塩ビを用いた建材用途の関連では、塩ビ開口部建材の普及を通じて2050年のカーボンニュートラル実現に資するべく、省エネ・脱炭素、室内環境・健康を切り口としたPR資料(『カーボンニュートラル建築実現のために』という小冊子)を発刊しました。この小冊子については、当協会HPで公表するとともに、10月の記者会見においてカーボンニュートラル検討会の委員長である芝浦工業大学の秋元学部長から概略をご説明いただきました。居住空間において高効率設備を導入する前に、まずは建物の断熱性や遮熱性の向上を図り、暖冷房設備が処理する負荷を削減すること、そのためには熱の出入りが大きい窓開口部の断熱性能及び遮熱性能向上が重要になってまいります。今後、住居の温熱環境を整えることで居住時の快適性(睡眠や健康)を向上させる取り組みに注目したいと考えています。

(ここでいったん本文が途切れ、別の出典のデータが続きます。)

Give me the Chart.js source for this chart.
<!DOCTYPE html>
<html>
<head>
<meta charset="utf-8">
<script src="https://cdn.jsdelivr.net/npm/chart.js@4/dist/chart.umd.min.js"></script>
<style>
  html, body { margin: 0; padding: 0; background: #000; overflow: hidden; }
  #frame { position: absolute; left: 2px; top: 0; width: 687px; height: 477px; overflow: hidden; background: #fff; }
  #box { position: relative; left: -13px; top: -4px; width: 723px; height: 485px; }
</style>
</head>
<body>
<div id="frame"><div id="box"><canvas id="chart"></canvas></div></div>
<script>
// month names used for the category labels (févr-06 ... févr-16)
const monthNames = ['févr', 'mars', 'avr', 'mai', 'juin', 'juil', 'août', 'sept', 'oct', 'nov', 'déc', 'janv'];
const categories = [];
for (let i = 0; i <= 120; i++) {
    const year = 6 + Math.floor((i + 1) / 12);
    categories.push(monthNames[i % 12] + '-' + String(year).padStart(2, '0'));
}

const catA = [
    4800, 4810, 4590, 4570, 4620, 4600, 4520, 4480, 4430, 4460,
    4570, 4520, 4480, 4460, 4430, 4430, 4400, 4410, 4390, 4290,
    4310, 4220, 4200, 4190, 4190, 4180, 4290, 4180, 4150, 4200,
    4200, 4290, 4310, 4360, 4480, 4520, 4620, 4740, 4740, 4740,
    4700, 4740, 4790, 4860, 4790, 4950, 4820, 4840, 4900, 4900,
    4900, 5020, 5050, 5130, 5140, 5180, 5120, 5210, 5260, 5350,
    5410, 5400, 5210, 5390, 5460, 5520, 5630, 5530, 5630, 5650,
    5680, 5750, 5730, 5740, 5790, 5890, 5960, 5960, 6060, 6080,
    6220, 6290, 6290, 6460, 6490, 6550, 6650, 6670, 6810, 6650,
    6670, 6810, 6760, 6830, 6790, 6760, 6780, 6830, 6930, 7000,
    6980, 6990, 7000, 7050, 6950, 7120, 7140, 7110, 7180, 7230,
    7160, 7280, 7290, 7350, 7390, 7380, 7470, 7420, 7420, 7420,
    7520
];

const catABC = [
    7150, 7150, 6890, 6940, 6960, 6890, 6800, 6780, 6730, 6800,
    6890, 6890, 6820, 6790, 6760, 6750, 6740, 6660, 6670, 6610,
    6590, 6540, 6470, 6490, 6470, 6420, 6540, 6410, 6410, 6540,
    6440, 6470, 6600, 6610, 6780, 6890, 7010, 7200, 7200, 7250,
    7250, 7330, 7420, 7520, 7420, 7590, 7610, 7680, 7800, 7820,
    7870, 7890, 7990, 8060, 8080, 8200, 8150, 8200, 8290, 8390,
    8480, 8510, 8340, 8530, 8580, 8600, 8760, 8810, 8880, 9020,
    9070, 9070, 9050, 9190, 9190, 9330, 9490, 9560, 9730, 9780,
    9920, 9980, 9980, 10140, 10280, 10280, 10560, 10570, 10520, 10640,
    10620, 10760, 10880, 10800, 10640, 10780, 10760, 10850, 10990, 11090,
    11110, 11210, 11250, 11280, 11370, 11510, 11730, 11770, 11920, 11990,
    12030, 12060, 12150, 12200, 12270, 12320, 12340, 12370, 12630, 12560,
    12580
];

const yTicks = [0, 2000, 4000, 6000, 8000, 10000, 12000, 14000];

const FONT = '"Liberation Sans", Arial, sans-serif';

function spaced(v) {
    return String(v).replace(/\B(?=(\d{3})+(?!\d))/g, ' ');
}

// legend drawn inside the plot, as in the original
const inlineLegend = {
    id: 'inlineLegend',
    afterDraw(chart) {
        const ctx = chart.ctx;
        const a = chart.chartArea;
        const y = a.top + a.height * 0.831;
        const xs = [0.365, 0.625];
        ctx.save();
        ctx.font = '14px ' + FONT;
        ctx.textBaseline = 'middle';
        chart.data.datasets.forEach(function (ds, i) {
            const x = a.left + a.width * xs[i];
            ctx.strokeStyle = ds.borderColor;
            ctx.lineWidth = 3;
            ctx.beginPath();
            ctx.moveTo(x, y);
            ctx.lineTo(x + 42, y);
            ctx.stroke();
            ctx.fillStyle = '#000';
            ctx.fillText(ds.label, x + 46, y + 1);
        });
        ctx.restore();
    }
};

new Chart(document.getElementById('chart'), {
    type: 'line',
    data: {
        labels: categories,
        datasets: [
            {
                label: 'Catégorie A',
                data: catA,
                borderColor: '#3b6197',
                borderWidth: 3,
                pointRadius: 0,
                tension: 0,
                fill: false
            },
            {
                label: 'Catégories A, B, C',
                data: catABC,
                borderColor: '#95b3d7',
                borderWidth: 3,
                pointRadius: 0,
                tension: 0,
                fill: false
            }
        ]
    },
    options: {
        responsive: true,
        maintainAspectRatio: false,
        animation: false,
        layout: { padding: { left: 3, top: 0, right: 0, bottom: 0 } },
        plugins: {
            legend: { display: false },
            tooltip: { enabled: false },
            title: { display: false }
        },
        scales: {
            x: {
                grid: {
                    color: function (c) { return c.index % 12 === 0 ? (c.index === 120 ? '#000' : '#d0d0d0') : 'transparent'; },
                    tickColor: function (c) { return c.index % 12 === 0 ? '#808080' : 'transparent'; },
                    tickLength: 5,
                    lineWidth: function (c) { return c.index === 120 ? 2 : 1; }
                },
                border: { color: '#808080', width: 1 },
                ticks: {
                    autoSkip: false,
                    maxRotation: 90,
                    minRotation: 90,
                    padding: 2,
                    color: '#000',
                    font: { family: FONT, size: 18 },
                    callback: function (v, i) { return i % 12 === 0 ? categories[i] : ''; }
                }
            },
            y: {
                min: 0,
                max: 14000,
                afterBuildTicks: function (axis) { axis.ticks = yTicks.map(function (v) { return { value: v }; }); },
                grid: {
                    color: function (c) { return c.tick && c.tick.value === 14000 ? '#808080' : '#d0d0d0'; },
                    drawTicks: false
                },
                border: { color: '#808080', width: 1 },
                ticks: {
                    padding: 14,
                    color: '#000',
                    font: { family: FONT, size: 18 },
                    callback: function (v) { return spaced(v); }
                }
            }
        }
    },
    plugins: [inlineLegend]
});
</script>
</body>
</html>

住宅の高断熱・高気密で省エネに貢献する樹脂窓が普及しつつあります。加えて、世界的にサーキュラーエコノミーの考えが広く浸透し、樹脂窓リサイクルの事業は欧州各国に広がりをみせております。日本においても樹脂窓は、1980年代より北海道を中心に使用されており、今後、これらの使用済み樹脂窓のリサイクルチェーンの仕組みづくりを進めていくことが必要になってまいります。この問題意識の下、昨年1月に産学連携によるリサイクルシステムの実装化に向けた取組み指針としての「樹脂窓リサイクルビジョン」を公表し、9月には社会実装に向けた活動の認知及び理解の拡大等を目的として「第1回樹脂窓リサイクルシンポジウム」を札幌で開催しました。2025年はリサイクルビジョンの実現に向けて大きく飛躍する1年となります。さらに、資源循環向上にとって欠かすことのできないケミカルリサイクルの必要性と重要性がますます高まってくることから、2024年に引き続き塩素循環検討会の取組みを強化してまいります。

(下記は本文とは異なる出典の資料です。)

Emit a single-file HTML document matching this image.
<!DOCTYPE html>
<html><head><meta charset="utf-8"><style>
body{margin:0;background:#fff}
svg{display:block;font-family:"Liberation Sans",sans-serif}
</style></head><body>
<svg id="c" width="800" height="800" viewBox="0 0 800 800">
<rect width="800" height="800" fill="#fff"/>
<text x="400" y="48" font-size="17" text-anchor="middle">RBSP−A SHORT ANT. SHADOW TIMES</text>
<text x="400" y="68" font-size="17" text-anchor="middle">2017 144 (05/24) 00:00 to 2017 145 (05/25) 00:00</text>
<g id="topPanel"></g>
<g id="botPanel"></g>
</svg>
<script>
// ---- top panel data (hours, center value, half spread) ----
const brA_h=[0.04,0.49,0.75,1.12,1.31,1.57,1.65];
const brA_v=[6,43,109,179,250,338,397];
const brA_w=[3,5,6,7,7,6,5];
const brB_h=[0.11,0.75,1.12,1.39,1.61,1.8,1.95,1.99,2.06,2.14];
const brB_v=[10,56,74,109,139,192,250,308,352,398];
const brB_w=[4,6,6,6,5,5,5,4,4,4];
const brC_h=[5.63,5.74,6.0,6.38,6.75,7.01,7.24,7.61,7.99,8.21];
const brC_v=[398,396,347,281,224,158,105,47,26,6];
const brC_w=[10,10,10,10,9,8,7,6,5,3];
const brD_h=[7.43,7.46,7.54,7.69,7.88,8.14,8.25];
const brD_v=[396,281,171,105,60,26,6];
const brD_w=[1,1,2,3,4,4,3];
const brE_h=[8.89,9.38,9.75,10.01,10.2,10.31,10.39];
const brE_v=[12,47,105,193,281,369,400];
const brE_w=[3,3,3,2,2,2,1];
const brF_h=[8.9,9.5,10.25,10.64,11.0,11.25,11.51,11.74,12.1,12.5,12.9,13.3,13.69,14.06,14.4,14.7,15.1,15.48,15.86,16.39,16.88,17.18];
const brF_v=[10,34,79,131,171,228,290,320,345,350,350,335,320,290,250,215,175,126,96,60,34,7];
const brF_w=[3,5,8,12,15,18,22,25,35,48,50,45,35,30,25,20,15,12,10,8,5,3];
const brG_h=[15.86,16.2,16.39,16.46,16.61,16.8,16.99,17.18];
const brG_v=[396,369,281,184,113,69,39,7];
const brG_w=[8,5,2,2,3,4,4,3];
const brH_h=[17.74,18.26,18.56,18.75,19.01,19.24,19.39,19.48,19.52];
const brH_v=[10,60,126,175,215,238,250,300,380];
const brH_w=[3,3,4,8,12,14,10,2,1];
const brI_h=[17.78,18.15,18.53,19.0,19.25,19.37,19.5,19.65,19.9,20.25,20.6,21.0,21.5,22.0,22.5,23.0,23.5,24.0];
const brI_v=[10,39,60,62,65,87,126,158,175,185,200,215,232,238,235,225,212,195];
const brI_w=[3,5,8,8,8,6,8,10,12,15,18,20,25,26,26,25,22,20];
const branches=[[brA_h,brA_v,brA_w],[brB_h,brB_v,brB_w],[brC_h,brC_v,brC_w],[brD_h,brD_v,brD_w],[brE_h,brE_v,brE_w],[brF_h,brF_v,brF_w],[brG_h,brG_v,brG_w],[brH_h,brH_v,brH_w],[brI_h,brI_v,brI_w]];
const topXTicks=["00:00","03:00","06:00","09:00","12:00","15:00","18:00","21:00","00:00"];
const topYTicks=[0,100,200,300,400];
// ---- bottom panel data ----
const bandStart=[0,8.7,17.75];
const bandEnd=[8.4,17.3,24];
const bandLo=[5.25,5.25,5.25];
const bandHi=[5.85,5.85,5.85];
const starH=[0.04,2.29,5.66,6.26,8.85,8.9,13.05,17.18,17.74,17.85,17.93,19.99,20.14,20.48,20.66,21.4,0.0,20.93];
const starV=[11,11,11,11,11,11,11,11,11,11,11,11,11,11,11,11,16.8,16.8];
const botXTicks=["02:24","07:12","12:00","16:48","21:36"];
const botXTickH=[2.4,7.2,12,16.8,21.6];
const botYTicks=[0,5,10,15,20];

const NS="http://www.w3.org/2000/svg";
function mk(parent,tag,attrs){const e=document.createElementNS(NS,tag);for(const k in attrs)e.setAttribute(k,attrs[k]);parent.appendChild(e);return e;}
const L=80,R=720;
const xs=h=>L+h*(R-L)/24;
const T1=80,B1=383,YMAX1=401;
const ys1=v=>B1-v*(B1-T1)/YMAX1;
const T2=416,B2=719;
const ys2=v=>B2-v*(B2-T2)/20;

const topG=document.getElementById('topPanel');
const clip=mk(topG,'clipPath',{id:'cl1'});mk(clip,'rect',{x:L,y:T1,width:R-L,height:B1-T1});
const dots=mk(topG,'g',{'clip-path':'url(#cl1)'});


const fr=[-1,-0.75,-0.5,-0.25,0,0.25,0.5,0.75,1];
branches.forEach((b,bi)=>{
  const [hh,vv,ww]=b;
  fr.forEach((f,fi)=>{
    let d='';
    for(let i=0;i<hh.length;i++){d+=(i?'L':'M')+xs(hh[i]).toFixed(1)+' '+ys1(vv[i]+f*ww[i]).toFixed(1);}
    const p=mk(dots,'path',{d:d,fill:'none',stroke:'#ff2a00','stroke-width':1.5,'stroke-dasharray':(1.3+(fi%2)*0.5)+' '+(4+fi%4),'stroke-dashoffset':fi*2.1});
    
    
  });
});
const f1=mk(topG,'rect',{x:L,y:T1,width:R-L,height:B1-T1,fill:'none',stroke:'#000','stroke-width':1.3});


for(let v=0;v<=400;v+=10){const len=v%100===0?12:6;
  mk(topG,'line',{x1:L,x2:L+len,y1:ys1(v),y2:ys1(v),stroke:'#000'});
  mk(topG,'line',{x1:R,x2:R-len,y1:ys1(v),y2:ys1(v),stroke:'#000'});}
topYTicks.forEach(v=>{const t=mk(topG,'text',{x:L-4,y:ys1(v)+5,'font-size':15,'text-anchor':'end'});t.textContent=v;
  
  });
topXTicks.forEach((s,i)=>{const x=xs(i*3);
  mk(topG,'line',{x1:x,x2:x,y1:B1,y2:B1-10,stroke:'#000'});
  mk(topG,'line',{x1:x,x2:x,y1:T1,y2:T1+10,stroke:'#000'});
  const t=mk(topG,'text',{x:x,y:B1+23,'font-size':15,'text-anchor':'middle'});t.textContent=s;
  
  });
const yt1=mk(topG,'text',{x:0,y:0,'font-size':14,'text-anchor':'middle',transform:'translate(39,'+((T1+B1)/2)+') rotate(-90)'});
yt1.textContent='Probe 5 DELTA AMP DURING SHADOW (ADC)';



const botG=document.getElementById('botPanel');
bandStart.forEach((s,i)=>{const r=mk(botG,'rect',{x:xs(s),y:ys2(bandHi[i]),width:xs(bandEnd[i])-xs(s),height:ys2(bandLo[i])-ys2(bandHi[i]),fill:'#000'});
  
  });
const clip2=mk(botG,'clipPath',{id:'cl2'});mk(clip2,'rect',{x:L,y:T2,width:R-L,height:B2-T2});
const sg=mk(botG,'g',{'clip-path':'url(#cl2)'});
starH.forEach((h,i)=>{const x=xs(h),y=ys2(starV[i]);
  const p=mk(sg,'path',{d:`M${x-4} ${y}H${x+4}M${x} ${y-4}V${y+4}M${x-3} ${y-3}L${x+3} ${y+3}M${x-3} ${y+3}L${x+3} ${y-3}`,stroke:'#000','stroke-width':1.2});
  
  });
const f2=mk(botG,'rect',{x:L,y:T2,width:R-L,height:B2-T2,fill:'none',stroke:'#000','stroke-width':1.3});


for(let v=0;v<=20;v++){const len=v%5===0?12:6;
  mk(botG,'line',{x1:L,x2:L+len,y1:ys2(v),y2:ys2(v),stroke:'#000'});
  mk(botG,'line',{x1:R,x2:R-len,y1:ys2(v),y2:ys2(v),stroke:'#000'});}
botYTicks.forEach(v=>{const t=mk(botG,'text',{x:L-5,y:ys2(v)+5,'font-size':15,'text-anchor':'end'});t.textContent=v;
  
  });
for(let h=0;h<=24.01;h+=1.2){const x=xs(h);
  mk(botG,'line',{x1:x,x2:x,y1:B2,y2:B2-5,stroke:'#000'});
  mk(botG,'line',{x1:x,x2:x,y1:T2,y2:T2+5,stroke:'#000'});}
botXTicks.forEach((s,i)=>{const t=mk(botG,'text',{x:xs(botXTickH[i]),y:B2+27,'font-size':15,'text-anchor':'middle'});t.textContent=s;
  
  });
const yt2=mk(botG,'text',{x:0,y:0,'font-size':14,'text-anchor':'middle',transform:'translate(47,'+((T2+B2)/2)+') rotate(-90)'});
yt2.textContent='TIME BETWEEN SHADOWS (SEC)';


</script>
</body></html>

最後に、国際活動関係では、塩ビを含むプラスチックに関する大きな動き、すなわち、UNEP(国連環境計画)における「プラスチック汚染に関する条約策定に向けた政府間交渉委員会」への対応が挙げられます。昨年11月末に韓国の釜山で開催された5回目の会議(INC-5)では条約策定の合意を目指していましたが、各国の意見調整が整わず、合意は先送りされることになりました。これまで当協会も日本の対応方針に沿って政府及び関連業界団体と連携し、国内会議で意見陳述や情報提供など積極的に対応してまいりました。今後、本条約策定の合意に向けての協議は継続されますが、引き続き塩ビをはじめ多くのプラスチック製品が社会に対して有用な便益をもたらしていることなど、その価値と必要性を関連業界団体とともに強調してまいります。
昨年の夏の記録的な暑さや豪雨や洪水など気候変動の影響と思しき環境変化はますます大きくなってきています。塩ビ樹脂の優れた性能やマテリアルリサイクル性の高さを最大限に活かしていくことが、多くの難題を解決していくことに貢献し、地球環境改善に寄与するという信念をもって取り組んでまいります。今後も塩ビの有用性や可能性について広く広報し、みなさまのご理解を頂けるように活動を鋭意強化して参る所存ですので、引き続き関係各位のご協力をお願い申し上げます。
最後になりましたが、塩ビ事業に携わっておられる各社の益々のご隆盛と、皆さまのご健勝を祈念いたしました、年頭の挨拶とさせていただきます。